November 16, 2024

Introduction to the Concept of Stress – Normal Stress


In this lecture, we introduce the concept of stress and the concept of normal stress. A YouTube video accompanying this lecture is given below.

Consider an element (member, or a mechanical part) shown in Fig. 1 below. An external axial force \vec{F} is acting on both sides of the element. We can safely assume that the weight of the element is much smaller than the applied external force (here, you should keep in mind that there is a difference between the weight and the mass of an object- what is the difference?). Now, let us perform a thought experiment that might not be realistic in practice, however, it can help us to better understand the concept of stress. Suppose that we are able to cut the element into two segments. Let us then ask ourselves the following question:

What are the conditions that will ensure that these two segments are in the static equilibrium?

Let us consider segment 1. Since there is an external force \vec{F} acting on the segment, there must be forces that counter act this force that keep this segment in the static equilibrium. Otherwise, the object will fly away pulled by the force \vec{F}. Indeed, there are forces that resist the action of the external forces. These forces are called internal forces, and they are actually induced by the external force \vec{F}. From the physical point of view, these internal forces are forces that one layer of material exerts on another layer of material (relate this to Newton’s third law). In our case, shown in Fig. 1, the internal forces of segment 1, are actually the forces that segment 2 is exerting on segment 1. Under the condition that the imaginary cut is relatively far away from the action point of the force F, we can safely assume that internal forces are uniformly distributed (they have equal magnitudes as shown in Fig. 1 below). You can also think of springs that connect segments 1 and 2. Once the external force F is applied, the spring will expand, and there will be internal forces in the spring.

Fig 1: Imaginary cuts, internal forces, and the resultant of the internal forces.

Let us now consider again segment 1. From basic laws of statics, it follows that an internal force acting at an arbitrary point can be moved (translated) to point Q (and an additional moment of a couple needs to be added). This force translation is explained over here in more detail.

By moving all the internal forces to point Q, and by summing these forces, we obtain a resultant of the internal forces. Note here, that the moments of internal forces that result from internal forces translation to Q will cancel each other due to the assumption that the internal forces are uniform and equal.
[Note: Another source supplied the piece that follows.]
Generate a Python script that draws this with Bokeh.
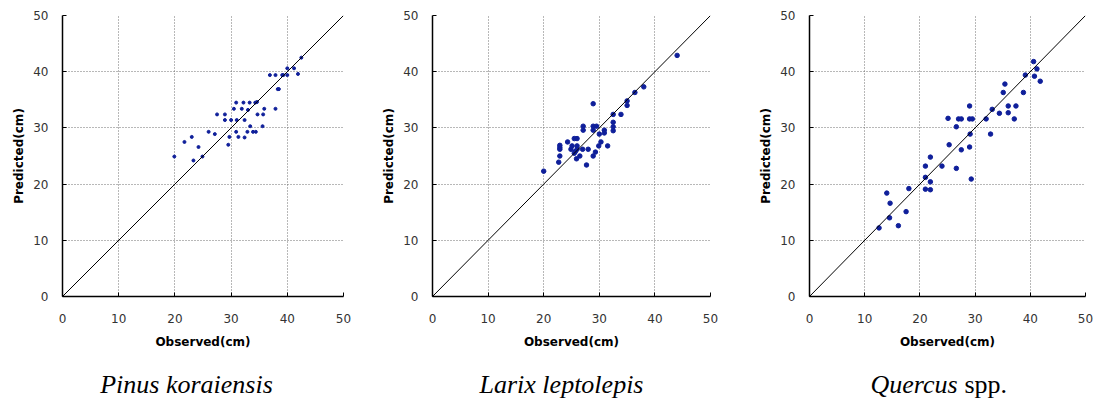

This resultant force is denoted by \vec{P}. Since the element is in the static equilibrium, its every segment and piece is in equilibrium. Consequently, the segments 1 and 2 are in static equilibrium. For segment 1 to be in equilibrium, the following condition needs to be satisfied

(1)   \begin{align*}\vec{F}+\vec{P}=0,\;\;   \vec{F} = - \vec{P} \end{align*}

That is, the intensities of the forces \vec{F} and \vec{P} are equal. That is P=F.

In this particular example, we assumed that the distribution of internal forces is uniform. This assumption is justified if the imaginary cut is relatively far away from the action point of the external force. In this case, normal stress is defined by

(2)   \begin{align*}\sigma=\frac{P}{A}= \frac{F}{A} \end{align*}

where A is the cross-section area of the element and \sigma is the normal stress symbol. The stress unit is Newton per meter squared, that is [N/m^{2}]. Stress is called normal since the internal force is perpendicular to the cross-section. In reality, the cross-section can assume any shape. For example, we can have a cylindrical object, with a circular cross-section. This case is illustrated in the figure below.

Fig 2: 3D representation of the normal internal force.

If the normal internal force is directed towards the cross-section, then stress is compressive, and otherwise, it is tensile.